Remix.run Logo
Overfitted a 900KB Transformer to Compress a 100MB CSV into 7MB
8 points by spidy__ 3 days ago | 10 comments

I built an experiment that uses an overfitted transformer and arithmetic coding to compress individual files.

Instead of training the model to generalize, I train a 900KB transformer to memorize a single file and predict the next byte. Those predictions are fed into an arithmetic coder to produce the compressed output.

On a 100MB NYC taxi CSV, it compresses to about 7MB (~0.5 bits/byte). On a 100MB slice of enwik9, it compresses to about 21MB (~1.68 bits/byte).

It's pretty slow right now (roughly 20–30 minutes of training and 45 minutes each for compression and decompression on my AMD 7800XT).
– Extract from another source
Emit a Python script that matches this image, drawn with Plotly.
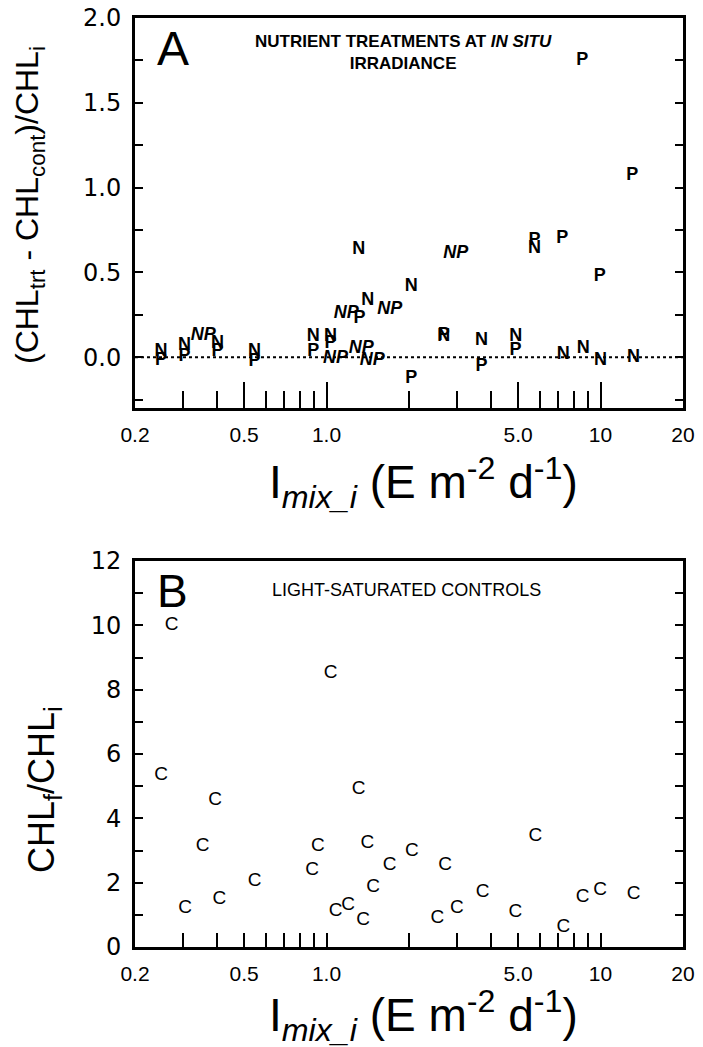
import plotly.graph_objects as go

# ---------------- data ----------------
# Panel A: nutrient treatments at in situ irradiance
n_x = [0.249, 0.303, 0.40, 0.546, 0.894, 1.034, 1.415, 1.31, 2.04, 2.68, 3.68, 4.90, 5.74, 7.31, 8.65, 10.0, 13.2]
n_y = [0.031, 0.067, 0.081, 0.031, 0.124, 0.124, 0.336, 0.635, 0.419, 0.12, 0.10, 0.124, 0.641, 0.018, 0.051, -0.022, -0.002]

p_x = [0.249, 0.303, 0.40, 0.546, 0.894, 1.034, 1.32, 2.04, 2.68, 3.68, 4.90, 5.74, 7.25, 9.94, 8.57, 13.05]
p_y = [-0.018, 0.002, 0.031, -0.028, 0.031, 0.081, 0.228, -0.126, 0.13, -0.057, 0.041, 0.69, 0.70, 0.478, 1.752, 1.074]

np_x = [0.355, 1.078, 1.18, 1.34, 1.47, 1.70, 2.96]
np_y = [0.13, -0.008, 0.258, 0.051, -0.022, 0.281, 0.612]

# Panel B: light-saturated controls
c_x = [0.272, 1.034, 0.249, 0.392, 0.353, 0.305, 0.406, 0.547, 0.886, 0.929, 1.31, 1.08, 1.20, 1.36,
       1.41, 1.48, 1.70, 2.05, 2.71, 2.54, 2.99, 3.71, 4.89, 5.78, 7.32, 8.61, 9.97, 13.2]
c_y = [10.0, 8.5, 5.34, 4.57, 3.14, 1.2, 1.48, 2.03, 2.39, 3.14, 4.9, 1.1, 1.3, 0.84,
       3.22, 1.87, 2.55, 2.98, 2.55, 0.89, 1.22, 1.69, 1.08, 3.45, 0.61, 1.54, 1.75, 1.65]

x_tickvals = [0.2, 0.5, 1, 5, 10, 20]
x_ticktext = ["0.2", "0.5", "1.0", "5.0", "10", "20"]
x_minorvals = [0.3, 0.4, 0.6, 0.7, 0.8, 0.9, 2, 3, 4, 6, 7, 8, 9]
ya_tickvals = [0, 0.5, 1.0, 1.5, 2.0]
ya_ticktext = ["0.0", "0.5", "1.0", "1.5", "2.0"]
yb_tickvals = [0, 2, 4, 6, 8, 10, 12]
yb_ticktext = ["0", "2", "4", "6", "8", "10", "12"]

FONT = "Liberation Sans, Arial, Helvetica, sans-serif"
YFONT = "DejaVu Sans, Liberation Sans, sans-serif"
W, H = 703, 1047


def px(x):
    return x / W


def py(y):
    return 1 - y / H


fig = go.Figure()

mk = dict(family=FONT, size=18, color="black")
fig.add_trace(go.Scatter(x=n_x, y=n_y, mode="text", text=["N"] * len(n_x),
                         textfont=dict(**mk, weight="bold"), xaxis="x", yaxis="y", showlegend=False))
fig.add_trace(go.Scatter(x=p_x, y=p_y, mode="text", text=["P"] * len(p_x),
                         textfont=dict(**mk, weight="bold"), xaxis="x", yaxis="y", showlegend=False))
fig.add_trace(go.Scatter(x=np_x, y=np_y, mode="text", text=["NP"] * len(np_x),
                         textfont=dict(**mk, weight="bold", style="italic"), xaxis="x", yaxis="y", showlegend=False))
fig.add_trace(go.Scatter(x=c_x, y=c_y, mode="text", text=["C"] * len(c_x),
                         textfont=dict(family=FONT, size=19, color="black"), xaxis="x2", yaxis="y2", showlegend=False))

xdom = [px(135), px(683)]
xtickfont = dict(family=FONT, size=21, color="black")
ytickfont = dict(family=YFONT, size=24, color="black")


def xaxis_cfg(anchor, major_len, minor_len):
    return dict(
        type="log", range=[-0.69897, 1.30103], domain=xdom, anchor=anchor,
        tickmode="array", tickvals=x_tickvals, ticktext=x_ticktext,
        ticks="inside", ticklen=major_len, tickwidth=2, tickcolor="black",
        minor=dict(tickmode="array", tickvals=x_minorvals, ticks="inside", ticklen=minor_len,
                   tickwidth=2, tickcolor="black", showgrid=False),
        showline=True, linewidth=3, linecolor="black", mirror=True, automargin=False,
        showgrid=False, zeroline=False, tickfont=xtickfont, ticklabelstandoff=6,
    )


def yaxis_cfg(rng, dom, anchor, tv, tt, mdt):
    return dict(
        range=rng, domain=dom, anchor=anchor,
        tickmode="array", tickvals=tv, ticktext=tt,
        ticks="inside", ticklen=8, tickwidth=2, tickcolor="black",
        minor=dict(dtick=mdt, ticks="inside", ticklen=8, tickwidth=2, tickcolor="black", showgrid=False),
        showline=True, linewidth=3, linecolor="black", mirror="ticks", automargin=False,
        showgrid=False, zeroline=False, tickfont=ytickfont, ticklabelstandoff=6,
    )


fig.update_layout(
    width=W, height=H, margin=dict(l=0, r=0, t=0, b=0, autoexpand=False),
    paper_bgcolor="white", plot_bgcolor="white",
    xaxis=xaxis_cfg("y", 26, 17),
    yaxis=yaxis_cfg([-0.3, 2.0], [py(408), py(18)], "x", ya_tickvals, ya_ticktext, 0.25),
    xaxis2=xaxis_cfg("y2", 14, 14),
    yaxis2=yaxis_cfg([0, 12], [py(947), py(561)], "x2", yb_tickvals, yb_ticktext, 1),
)

# dotted zero line in panel A
fig.add_shape(type="line", xref="x domain", yref="y", x0=0, x1=1, y0=0, y1=0,
              line=dict(color="black", width=2, dash="dot"))

ann = []
ann.append(dict(text="A", x=px(173), y=py(48), font=dict(family=FONT, size=48, color="black")))
ann.append(dict(text="<b>NUTRIENT TREATMENTS AT <i>IN SITU</i><br>IRRADIANCE</b>", x=px(403), y=py(53),
                align="center", font=dict(family=FONT, size=17, color="black")))
ann.append(dict(text="B", x=px(172), y=py(591), font=dict(family=FONT, size=46, color="black")))
ann.append(dict(text="LIGHT-SATURATED CONTROLS", x=px(406), y=py(590),
                font=dict(family=FONT, size=18, color="black")))
ann.append(dict(text="(CHL<sub>trt</sub> - CHL<sub>cont</sub>)/CHL<sub>i</sub>", x=px(30), y=py(205),
                textangle=-90, font=dict(family=FONT, size=32, color="black")))
ann.append(dict(text="CHL<sub>f</sub>/CHL<sub>i</sub>", x=px(44), y=py(790),
                textangle=-90, font=dict(family=FONT, size=36, color="black")))
xt = "I<sub><i>mix_i</i></sub> (E m<sup>-2</sup> d<sup>-1</sup>)"
ann.append(dict(text=xt, x=px(423), y=py(482), font=dict(family=FONT, size=46, color="black")))
ann.append(dict(text=xt, x=px(423), y=py(1015), font=dict(family=FONT, size=46, color="black")))

for a in ann:
    a.update(xref="paper", yref="paper", showarrow=False, xanchor="center", yanchor="middle")
fig.update_layout(annotations=ann)

fig.write_html("out.html", config={"displayModeBar": False},
               post_script="document.body.style.margin='0';document.body.style.overflow='hidden';")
Checkout the repo - https://github.com/samyak112/pym-particles

tae0086 a day ago | parent | next [-]

Neat approach. Since the 900KB model ships with the compressed file, is there a file size below which the model overhead just eats the gains? Curious where the crossover is.

spidy__ 18 hours ago | parent [-]

For the model overhead to become significant enough to eat into the gains, the file size would need to be fairly small, right? I assumed nobody would use this for compressing anything below 100 MB.

I tested with 100 MB files because anything larger takes a long time to evaluate. The actual target was at least 1 GB, and in that case I would use a 100 MB model (Shannon entropy rules).

I also tried it on a 100 MB Photoshop file and was able to compress it down to 45 MB, whereas ZIP could only get it down to 60 MB. So yeah still not losing gains.

7373737373 2 days ago | parent | prev | next [-]

What does it compress the full 1GB file to? http://prize.hutter1.net/

purple-leafy 5 hours ago | parent | next [-]

Thanks for the link!

spidy__ 2 days ago | parent | prev [-]

I tried it on a enwik9 100 mb slice and was able to compress it to 20 mb + 900kb transformer so 21mb.

I know the top submission was able to get it to 13 mb.

Still trying some ideas to get better compression.

purple-leafy 2 days ago | parent | prev [-]

That’s so awesome! I want to try something similar. I’ve been going crazy with compression work. I reckon I can beat that prize link

spidy__ 18 hours ago | parent [-]

Reallly?? So have you published something so far? Can i read something? Sounds like you got some interesting ideas.

purple-leafy 7 hours ago | parent [-]

I will be showcasing something on hackernews soon! Basically I found a way to “compress” a multiplayer game state from ~100KB+ to ~1KB

But it’s only for the game I’m building and it’s not pure compression work, I had to do some tricky things

purple-leafy 5 hours ago | parent [-]

And just for comparison, my absolute best compression method managed to get down to 10s of KB, but the real unlock got to the ~1KB figures. Note these numbers are ALL post-compression numbers. This is not raw data vs compressed data. The ~100KB figure IS POST COMPRESSION.

For context these numbers are for a grid based game where players can perform 4 actions per second, and the numbers I’m sharing are for 30 minutes of gameplay with anywhere from 2-1024+ players (human players) playing simultaneously

So if you do the math, my compression feat is effectively ~99% compression on naive best case. And if you compare it to the raw data, it’s closing in on an even higher number than that I haven’t done the math but the raw data is another factor of 10 greater than ~100KB so the “compression” versus raw data is ~99.9%

It sounds absolutely bullshit I know :D

But I will be posting a blog post soon once I release the game.

I do compression in quotes because it’s not a pure compression feat, the 99%+ feat is effectively being clever about what actually requires compression to achieve the same outcome

spidy__ 15 minutes ago | parent [-]

Sounds interesting man, soo am a bit confused maybe but can you run this on enwik9?